2) In 2003, the coastal fort of Oscarsborg was converted into a public resort. Once known as a military stronghold, today Oscarsborg is mostly visited by tourists interested in the region’s history. Check out the tunnels of Oscarsborg for a unique experience, or go fishing for crabs on the coastline. The fortress also hosts a number of concerts and events throughout the year.
3) Stavanger features a number of attractions, including an interesting oil museum and a local art gallery called the Rogaland Kunstmuseum. However, the city’s most popular attraction is probably Preikestolen, or the Pulpit Rock. This natural attraction features a steep cliff, which ultimately breaks into a stunning fjord.
4) Bergen is well known for its music and arts scenes, and travellers would be mistaken not to stop in one of the numerous artistic venues around town to catch local performers at work. The city is also famous for its Byrggen Wharf, which features numerous buildings constructed from wood in traditional styles. Tourists in Bergen should also make a point of hiking around the city at one of the many popular natural destinations, such as Mount Fløyen.
5) Hiking, biking and other outdoor activities are the way to go when travelling in Geirangerfjord.
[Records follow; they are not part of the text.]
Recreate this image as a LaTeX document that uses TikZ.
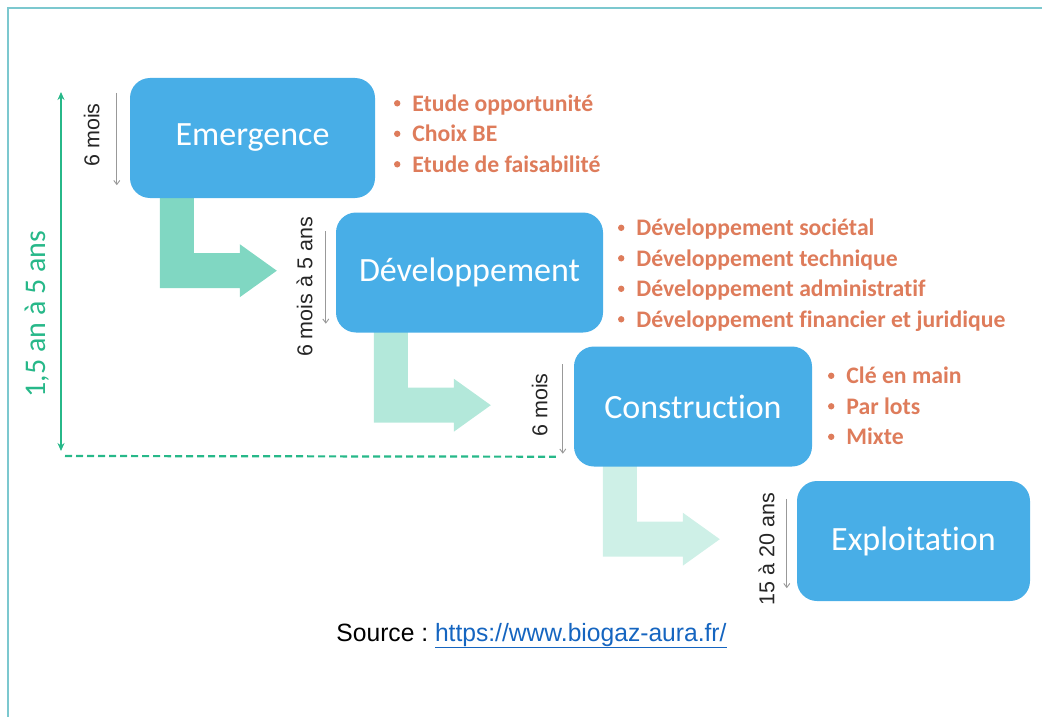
\documentclass[tikz,border=0pt]{standalone}
\usepackage{fontspec}
\setmainfont{Carlito}[Ligatures=NoCommon]
\newfontfamily\durfont{Liberation Sans}
\newfontfamily\srcfont[FakeStretch=0.985]{Liberation Sans}
\usetikzlibrary{calc,arrows.meta,backgrounds}
\definecolor{boxblue}{HTML}{48AEE7}
\definecolor{flowA}{HTML}{80D7C2}
\definecolor{flowB}{HTML}{B3E8DA}
\definecolor{flowC}{HTML}{CEF0E7}
\definecolor{itemorange}{HTML}{DE7C5B}
\definecolor{timegreen}{HTML}{27B889}
\definecolor{durgray}{HTML}{999999}
\definecolor{durtext}{HTML}{262626}
\definecolor{framecol}{HTML}{7CC8CF}
\definecolor{linkblue}{HTML}{1565C0}
\tikzset{
  phase/.style={rectangle, rounded corners=20pt, fill=boxblue, text=white,
    inner sep=0pt, font=\fontsize{34}{38}\selectfont},
  item/.style={anchor=base west, inner sep=0pt, text=itemorange,
    font=\bfseries\fontsize{23.7}{28}\selectfont},
  dur/.style={draw=durgray, line width=0.9pt, -{Straight Barb[length=4pt,width=6pt]}},
  durlabel/.style={rotate=90, anchor=south, inner sep=0pt, text=durtext,
    font=\durfont\fontsize{21.5}{24}\selectfont},
  timeline/.style={draw=timegreen, line width=2.2pt},
}
% bent block arrow below a phase: #1 phase, #2 x offset, #3 colour
\newcommand\bentflow[3]{%
  \fill[#3] ($(#1.south west)+(#2,-4)$) -- ++(34,0) -- ++(0,59) -- ++(46,0)
    -- ++(0,-9) -- ++(37,26.5) -- ++(-37,26.5) -- ++(0,-9) -- ++(-80,0) -- cycle;}
\begin{document}
\begin{tikzpicture}[x=1pt,y=-1pt]
  \useasboundingbox (0,0) rectangle (1042,717);
  \draw[framecol, line width=1.5pt] (1042,8) -- (8,8) -- (8,717);

  % phases
  \node[phase, minimum width=245pt, minimum height=120pt] (emergence) at (252.5,138) {Emergence};
  \node[phase, minimum width=267pt, minimum height=120pt] (developpement) at (469.5,272.5) {Développement};
  \node[phase, minimum width=238pt, minimum height=120pt] (construction) at (693,406.5) {Construction};
  \node[phase, minimum width=233pt, minimum height=120pt] (exploitation) at (913.5,541) {Exploitation};

  \begin{scope}[on background layer]
    \bentflow{emergence}{30}{flowA}
    \bentflow{developpement}{38}{flowB}
    \bentflow{construction}{29}{flowC}
  \end{scope}

  % durations
  \node[durlabel] (d1) at ($(emergence.west)+(-30,-3)$) {6 mois};
  \node[durlabel] (d2) at ($(developpement.west)+(-23,14.5)$) {6 mois à 5 ans};
  \node[durlabel] (d3) at ($(construction.west)+(-26,-1.5)$) {6 mois};
  \node[durlabel] (d4) at ($(exploitation.west)+(-22,8)$) {15 à 20 ans};
  \draw[dur] ($(emergence.north west)+(-13,15)$) -- ($(emergence.south west)+(-13,-13)$);
  \draw[dur] ($(developpement.north west)+(-10,19)$) -- ($(developpement.south west)+(-10,-9)$);
  \draw[dur] ($(construction.north west)+(-11,18)$) -- ($(construction.south west)+(-11,-13)$);
  \draw[dur] ($(exploitation.north west)+(-10,18)$) -- ($(exploitation.south west)+(-10,-13)$);

  % total
  \coordinate (tltop) at (61,92);
  \coordinate (tlbot) at (61,451);
  \coordinate (dashend) at ($(construction.south west)+(-18,-10)$);
  \draw[timeline, {Stealth[length=8pt,width=7pt]}-{Stealth[length=8pt,width=7pt]}] (tltop) -- (tlbot);
  \draw[timeline, dash pattern=on 7pt off 4pt] (65,456) -- (dashend);
  \node[rotate=90, text=timegreen, font=\fontsize{30}{34}\selectfont] (total) at (37,314) {1,5 an à 5 ans};

  % tasks
  \foreach \txt [count=\i] in {Etude opportunité, Choix BE, Etude de faisabilité}{
    \node[item] (em\i) at ($(emergence.north east)+(37,3+30.5*\i)$) {\txt};
    \fill[itemorange] ($(em\i.base west)+(-15,-8)$) circle[radius=3.2pt];
  }
  \foreach \txt [count=\i] in {Développement sociétal, Développement technique,
      Développement administratif, Développement financier et juridique}{
    \node[item] (dev\i) at ($(developpement.north east)+(33,-7+30.5*\i)$) {\txt};
    \fill[itemorange] ($(dev\i.base west)+(-15,-8)$) circle[radius=3.2pt];
  }
  \foreach \txt [count=\i] in {Clé en main, Par lots, Mixte}{
    \node[item] (con\i) at ($(construction.north east)+(34,7+30.5*\i)$) {\txt};
    \fill[itemorange] ($(con\i.base west)+(-15,-8)$) circle[radius=3.2pt];
  }

  \node[anchor=base, inner sep=0pt, font=\srcfont\fontsize{25}{30}\selectfont] (source) at (531.5,641)
    {Source :~\textcolor{linkblue}{\underline{https://www.biogaz-aura.fr/}}};
\end{tikzpicture}
\end{document}
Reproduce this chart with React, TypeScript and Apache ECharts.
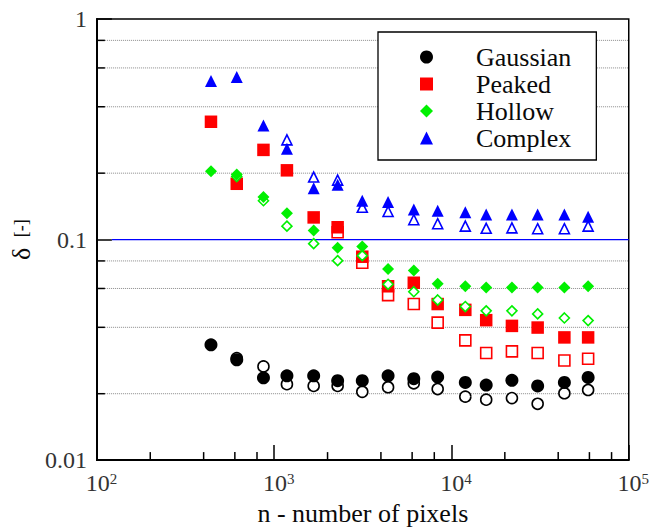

However, travellers will undoubtedly want to charter a boat or go kayaking in the fjord water themselves to get a unique view of the area. Be sure to check out popular waterfalls like Bridal Veils Falls and the Suitor Falls.
6) Simply spending time among the fjords and the fishing villages is the best way to take in Lofoten. If you’re lucky, you’ll be able to see the enormous maelstrom which occurs twice a day. Lofoten is also a prime destination for witnessing natural phenomena like the Northern Lights and the Midnight Sun.
7) The only populated city in the remote Svalbard archipelago, Spitsbergen will act as your basecamp for some truly incredible experiences. Svalbard is one of the best places in the world to see polar bears in their natural habitat and if you watch carefully and you might even catch a glimpse of the elusive Arctic fox.